What Is Overwriting?
Overwriting is the practice of selling covered call options against stock positions you already own in your portfolio. Unlike a buy-write (which establishes both positions simultaneously), overwriting adds an income overlay to existing holdings. This is one of the most common institutional options strategies, used by pension funds, endowments, and wealth managers to enhance portfolio yield without changing the underlying stock allocation. Many portfolio managers overwrite 25-75% of their equity positions to generate 2-5% additional annual income.
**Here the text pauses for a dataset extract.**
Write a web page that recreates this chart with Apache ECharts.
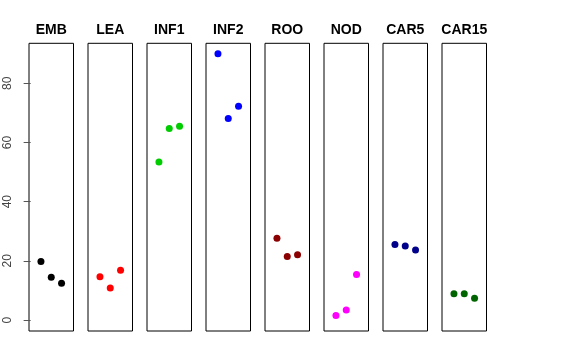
<!DOCTYPE html>
<html><head><meta charset="utf-8">
<script src="https://cdn.jsdelivr.net/npm/echarts@6/dist/echarts.min.js"></script>
<style>html,body{margin:0;padding:0;background:#fff}#c{width:576px;height:360px}</style>
</head><body><div id="c"></div>
<script>
const panels = ["EMB","LEA","INF1","INF2","ROO","NOD","CAR5","CAR15"];
const EMB  = [19.8, 14.5, 12.4];
const LEA  = [14.6, 10.8, 16.8];
const INF1 = [53.4, 64.7, 65.5];
const INF2 = [90.0, 68.1, 72.2];
const ROO  = [27.6, 21.5, 22.1];
const NOD  = [1.5, 3.4, 15.4];
const CAR5 = [25.5, 25.0, 23.7];
const CAR15 = [8.9, 8.9, 7.4];
const panelValues = [EMB, LEA, INF1, INF2, ROO, NOD, CAR5, CAR15];
const colors = ["#000000","#FF0000","#00CD00","#0000FF","#8B0000","#FF00FF","#00008B","#006400"];
const yTicks = [0, 20, 40, 60, 80];

const gLeft0 = 29, gStep = 59, gW = 44.5, gTop = 43.3, gH = 287.7;
const grids = [], xAxes = [], yAxes = [], seriesList = [], titles = [];
panels.forEach((name, i) => {
  const L = gLeft0 + i * gStep;
  grids.push({left: L, top: gTop, width: gW, height: gH, show: true, borderColor: '#000', borderWidth: 1, backgroundColor: 'transparent'});
  xAxes.push({gridIndex: i, type: 'value', min: -0.16, max: 4.16, show: false});
  yAxes.push({gridIndex: i, type: 'value', min: -3.7, max: 93.5, show: i === 0,
    splitLine: {show: false}, axisLine: {show: false},
    axisTick: {show: true, length: 7, customValues: yTicks, lineStyle: {color: '#555'}},
    axisLabel: {show: true, customValues: yTicks, rotate: 90, margin: 15, color: '#444', fontSize: 12, fontFamily: 'Liberation Sans, Arial, sans-serif'}
  });
  seriesList.push({type: 'scatter', xAxisIndex: i, yAxisIndex: i, symbol: 'circle', symbolSize: 7,
    itemStyle: {color: colors[i], opacity: 1}, silent: true,
    data: panelValues[i].map((v, j) => [j + 1, v])});
  titles.push({text: name, left: L + gW / 2, top: 23, padding: 0, textAlign: 'center',
    textStyle: {fontSize: 14, fontWeight: 'bold', color: '#000', fontFamily: 'Liberation Sans, Arial, sans-serif'}});
});
const chart = echarts.init(document.getElementById('c'), null, {renderer: 'canvas'});
chart.setOption({animation: false, title: titles, grid: grids, xAxis: xAxes, yAxis: yAxes, series: seriesList});
</script></body></html>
The term overwriting emphasizes that this is an active decision to sell calls on positions you already hold, typically with a long-term investment thesis. The key strategic question in overwriting is how much of your position to cover. Writing calls against 100% of your shares maximizes income but caps all upside. Writing against 50% generates half the income but preserves upside on the uncovered shares. This partial overwriting approach is the most popular method among professional managers.
Most professional portfolio managers overwrite only 30-50% of their stock positions. This generates meaningful income while preserving upside on the uncovered portion. For a 500-share position, selling 2-3 contracts leaves 200-300 shares with unlimited upside potential.
Overwriting Return Calculation
- 1Contracts to sell = 500 × 50% / 100 = 2.5 → round to 2 contracts
- 2Overwrite income = $3.50 × 200 = $700
- 3Annualized yield = ($700 / $24,000) × (365/30) = 35.5% on overwritten portion
- 4Yield on total position = ($700 / $60,000) × (365/30) = 14.2%
- 5Uncovered shares: 300 shares retain unlimited upside
- 6If assigned: sell 200 shares at $130 + $3.50 premium = $133.50 effective price
- 7Unrealized gain protected: ($130 - $85) × 200 = $9,000 locked in
Overwriting Strategies by Objective
| Coverage % | Contracts (500 shares) | Monthly Income | Upside Preserved | Best For |
|---|---|---|---|---|
| 25% | 1 contract | $350 | 75% of shares | Maximum growth, minimal income |
| 50% | 2 contracts | $700 | 50% of shares | Balanced income and growth |
| 75% | 3 contracts | $1,050 | 25% of shares | Income priority, some growth |
| 100% | 5 contracts | $1,750 | 0% uncovered | Maximum income, no upside |
Overwriting Best Practices
Professional Overwriting Approach
- Institutional investors typically overwrite 30-50% of equity positions
- Overwriting is used by many large pension funds to enhance income by 2-5% annually
- Partial overwriting preserves upside while generating meaningful premium
- Long-term shareholders can sell calls well above cost basis with attractive yields
- Tax implications: premiums are short-term gains; stock gains depend on holding period
- Overwriting does not change your fundamental stock thesis; it adds an income layer
If you have held a stock for years with a much lower cost basis (e.g., bought at $85, now at $120), overwriting with 8-10% OTM calls provides income while giving a wide cushion. Even if assigned at $130, you realize a 52.9% gain plus all the premium collected. This makes overwriting particularly attractive for appreciated positions.